- Welsh Neck–Long Bluff–Society Hill Historic District
- U.S. National Register of Historic Places
- U.S. Historic district
- Location: Southwest of Bennettsville along U.S. Route 15, near Bennettsville, South Carolina
- Coordinates: 34°31′35″N 79°49′39″W﻿ / ﻿34.52639°N 79.82750°W
- Area: 12,447.6 acres (5,037.4 ha)
- Built: 1748
- Architectural style: Greek Revival, Second Empire, Georgian
- NRHP reference No.: 74001846
- Added to NRHP: December 16, 1974

= Welsh Neck–Long Bluff–Society Hill Historic District =

Historic district in South Carolina, United States

Welsh Neck–Long Bluff–Society Hill Historic District is a national historic district located near Bennettsville, Marlboro County, South Carolina. The district encompasses 250 contributing buildings in the communities of Welsh Neck, Long Bluff, and Society Hill. The Welsh Neck community was an early religious center (a ca. 1738 Baptist church was established here) for the Pee Dee region, and Long Bluff served as a judicial center. The courthouse at Long Bluff, with its jail, tavern, and supporting buildings, was a center of activity for the Upper Pee Dee region during the Revolution. Few small communities have contributed more to the public in the way of culture, education and leadership than has Society Hill. It has numbered among its population outstanding leaders in religion and education, jurists, statesmen, soldiers, authors, and agriculturists. The Society Hill Library Society was formed in 1822. This group grew out of the St.

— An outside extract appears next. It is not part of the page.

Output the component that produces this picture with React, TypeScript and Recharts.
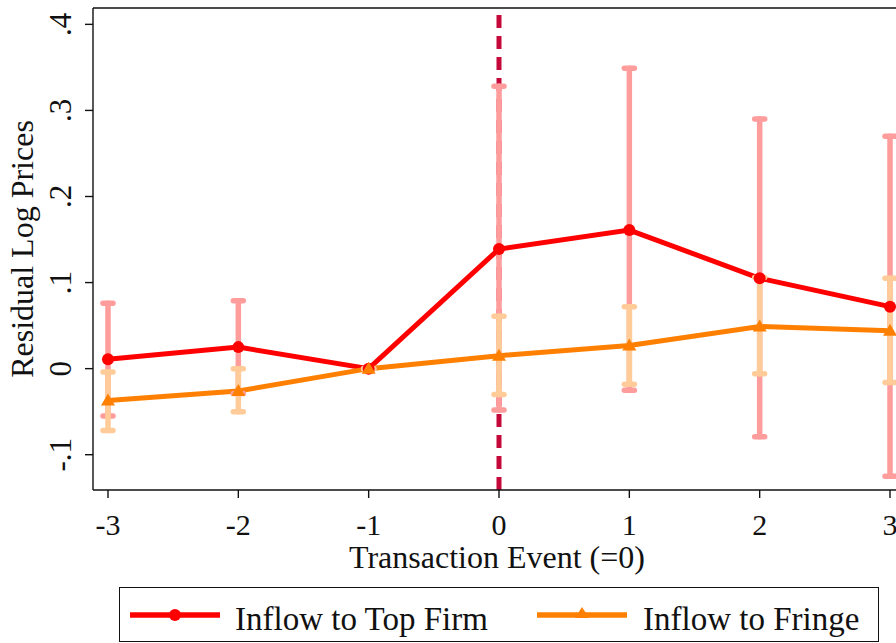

David's Society, founded 1777 in Cheraw, which had a widespread influence and was a main factor in making Society Hill a center of intelligent leadership in the Pee Dee for a century and a half.

This is a rural community with many fine antebellum homes in the Georgian mode. Constructed on large lots or in wooden settings, many are two-storied clapboard structures with one-story front verandahs. Nineteenth century mercantile establishments still operate in unadorned frame buildings of a purely functional design. Notable buildings include the Judge Josiah H. Evans House, Enoch Hanford House, Wilson House, Welsh Neck Baptist Church and Parsonage, W. A. Carragan House, Trinity Church, Coker and Rogers Store, Old Society Hill Library, and John K. McIver House. Welsh Neck and Long Bluff, both now unoccupied wooded areas, are considered excellent potential archaeological sites.

It was listed on the National Register of Historic Places in 1974.